Plotting code records
──────────
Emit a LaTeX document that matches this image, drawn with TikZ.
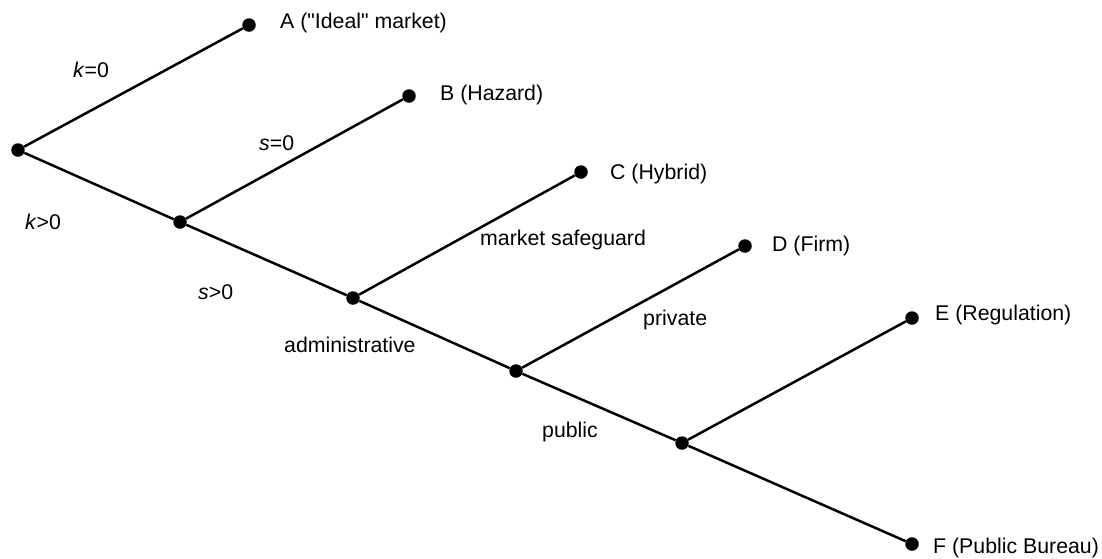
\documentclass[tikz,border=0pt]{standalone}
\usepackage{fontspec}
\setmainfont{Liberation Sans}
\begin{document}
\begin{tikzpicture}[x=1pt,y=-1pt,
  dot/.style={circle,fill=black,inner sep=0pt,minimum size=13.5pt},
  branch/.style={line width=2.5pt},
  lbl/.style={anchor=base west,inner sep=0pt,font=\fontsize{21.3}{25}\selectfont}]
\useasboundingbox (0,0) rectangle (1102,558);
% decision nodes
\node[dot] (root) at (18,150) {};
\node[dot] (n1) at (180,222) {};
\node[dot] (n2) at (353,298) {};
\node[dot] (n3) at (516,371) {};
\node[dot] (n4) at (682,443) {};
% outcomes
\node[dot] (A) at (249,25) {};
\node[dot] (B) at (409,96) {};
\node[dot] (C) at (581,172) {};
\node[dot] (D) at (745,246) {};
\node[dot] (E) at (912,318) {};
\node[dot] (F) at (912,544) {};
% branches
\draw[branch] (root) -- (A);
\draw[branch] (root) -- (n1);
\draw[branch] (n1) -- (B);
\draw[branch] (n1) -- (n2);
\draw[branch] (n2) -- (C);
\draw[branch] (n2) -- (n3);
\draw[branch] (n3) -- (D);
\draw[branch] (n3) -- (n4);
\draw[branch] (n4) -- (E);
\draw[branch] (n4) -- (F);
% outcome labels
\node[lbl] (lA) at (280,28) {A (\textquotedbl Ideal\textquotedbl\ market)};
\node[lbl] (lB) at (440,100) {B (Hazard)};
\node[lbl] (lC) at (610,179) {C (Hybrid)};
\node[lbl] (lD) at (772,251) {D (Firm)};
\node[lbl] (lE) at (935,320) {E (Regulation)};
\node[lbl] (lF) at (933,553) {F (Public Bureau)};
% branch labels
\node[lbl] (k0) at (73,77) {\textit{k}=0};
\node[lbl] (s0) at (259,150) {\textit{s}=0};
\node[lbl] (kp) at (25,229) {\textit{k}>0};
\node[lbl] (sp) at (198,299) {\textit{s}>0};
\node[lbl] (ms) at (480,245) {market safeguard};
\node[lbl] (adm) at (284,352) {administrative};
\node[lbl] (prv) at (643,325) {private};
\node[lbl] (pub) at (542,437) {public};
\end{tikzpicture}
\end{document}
──────────
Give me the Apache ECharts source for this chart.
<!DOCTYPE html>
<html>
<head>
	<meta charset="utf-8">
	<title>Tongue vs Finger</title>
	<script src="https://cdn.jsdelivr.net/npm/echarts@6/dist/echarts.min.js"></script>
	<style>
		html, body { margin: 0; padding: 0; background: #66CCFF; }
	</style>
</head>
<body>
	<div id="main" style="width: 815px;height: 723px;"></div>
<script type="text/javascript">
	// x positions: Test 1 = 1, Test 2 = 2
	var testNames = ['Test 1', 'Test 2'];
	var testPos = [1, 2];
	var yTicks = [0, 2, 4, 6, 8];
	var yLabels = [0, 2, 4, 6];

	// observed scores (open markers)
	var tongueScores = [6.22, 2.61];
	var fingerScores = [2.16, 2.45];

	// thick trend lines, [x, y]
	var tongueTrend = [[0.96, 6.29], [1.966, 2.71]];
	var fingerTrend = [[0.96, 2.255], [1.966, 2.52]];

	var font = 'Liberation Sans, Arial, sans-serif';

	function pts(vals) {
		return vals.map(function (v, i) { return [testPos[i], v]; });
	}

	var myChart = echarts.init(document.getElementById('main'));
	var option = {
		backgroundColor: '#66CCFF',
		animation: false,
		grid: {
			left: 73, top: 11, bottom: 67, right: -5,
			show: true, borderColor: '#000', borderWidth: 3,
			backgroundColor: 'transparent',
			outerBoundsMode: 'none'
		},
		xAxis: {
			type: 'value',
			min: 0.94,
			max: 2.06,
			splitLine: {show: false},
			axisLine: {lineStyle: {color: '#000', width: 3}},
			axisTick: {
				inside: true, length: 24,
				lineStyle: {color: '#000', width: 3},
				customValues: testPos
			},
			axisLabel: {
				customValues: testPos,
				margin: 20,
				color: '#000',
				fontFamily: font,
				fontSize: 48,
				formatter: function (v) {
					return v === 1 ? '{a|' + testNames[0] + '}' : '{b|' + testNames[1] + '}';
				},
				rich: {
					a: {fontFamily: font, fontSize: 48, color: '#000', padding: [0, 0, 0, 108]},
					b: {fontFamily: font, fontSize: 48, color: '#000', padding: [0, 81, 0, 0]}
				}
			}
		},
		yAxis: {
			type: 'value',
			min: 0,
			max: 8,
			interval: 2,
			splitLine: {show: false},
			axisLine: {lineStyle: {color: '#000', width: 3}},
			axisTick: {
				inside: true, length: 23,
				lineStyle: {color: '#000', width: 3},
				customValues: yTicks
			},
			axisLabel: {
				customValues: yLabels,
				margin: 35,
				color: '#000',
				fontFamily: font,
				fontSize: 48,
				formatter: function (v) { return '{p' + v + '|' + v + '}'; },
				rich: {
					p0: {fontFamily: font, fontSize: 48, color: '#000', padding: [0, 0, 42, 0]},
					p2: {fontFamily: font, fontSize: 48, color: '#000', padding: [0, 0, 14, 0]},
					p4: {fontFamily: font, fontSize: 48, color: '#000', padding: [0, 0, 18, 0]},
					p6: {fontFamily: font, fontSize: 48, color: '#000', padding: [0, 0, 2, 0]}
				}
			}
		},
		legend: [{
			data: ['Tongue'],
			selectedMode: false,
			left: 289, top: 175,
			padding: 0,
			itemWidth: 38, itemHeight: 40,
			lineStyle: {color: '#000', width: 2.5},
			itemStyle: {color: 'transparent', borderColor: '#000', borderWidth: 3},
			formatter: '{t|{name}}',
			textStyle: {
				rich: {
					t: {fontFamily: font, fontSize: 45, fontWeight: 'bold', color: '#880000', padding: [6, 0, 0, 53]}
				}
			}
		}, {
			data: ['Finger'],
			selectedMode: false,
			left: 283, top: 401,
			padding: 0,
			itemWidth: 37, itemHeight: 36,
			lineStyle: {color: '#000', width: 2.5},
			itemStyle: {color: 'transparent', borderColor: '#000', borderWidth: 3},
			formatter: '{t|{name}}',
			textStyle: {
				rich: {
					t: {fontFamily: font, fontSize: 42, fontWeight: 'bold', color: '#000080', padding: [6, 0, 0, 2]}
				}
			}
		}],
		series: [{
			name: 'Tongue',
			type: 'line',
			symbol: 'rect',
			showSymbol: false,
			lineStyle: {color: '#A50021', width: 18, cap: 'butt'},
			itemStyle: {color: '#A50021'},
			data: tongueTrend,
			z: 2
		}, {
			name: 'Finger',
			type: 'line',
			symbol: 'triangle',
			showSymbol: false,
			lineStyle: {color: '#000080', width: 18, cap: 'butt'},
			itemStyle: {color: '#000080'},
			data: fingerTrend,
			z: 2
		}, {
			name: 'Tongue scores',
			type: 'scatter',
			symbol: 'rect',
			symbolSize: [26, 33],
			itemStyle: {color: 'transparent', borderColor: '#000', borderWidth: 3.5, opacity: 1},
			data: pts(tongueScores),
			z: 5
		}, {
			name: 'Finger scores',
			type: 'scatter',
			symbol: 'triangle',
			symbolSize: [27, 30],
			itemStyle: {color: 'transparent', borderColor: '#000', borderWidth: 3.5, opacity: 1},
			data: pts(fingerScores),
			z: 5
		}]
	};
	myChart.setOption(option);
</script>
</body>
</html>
──────────
Stated exercise: Take each line of the material that contains the word "this" and list it.

Task output:
Emit a LaTeX document that matches this image, drawn with TikZ.
Give me the Apache ECharts source for this chart.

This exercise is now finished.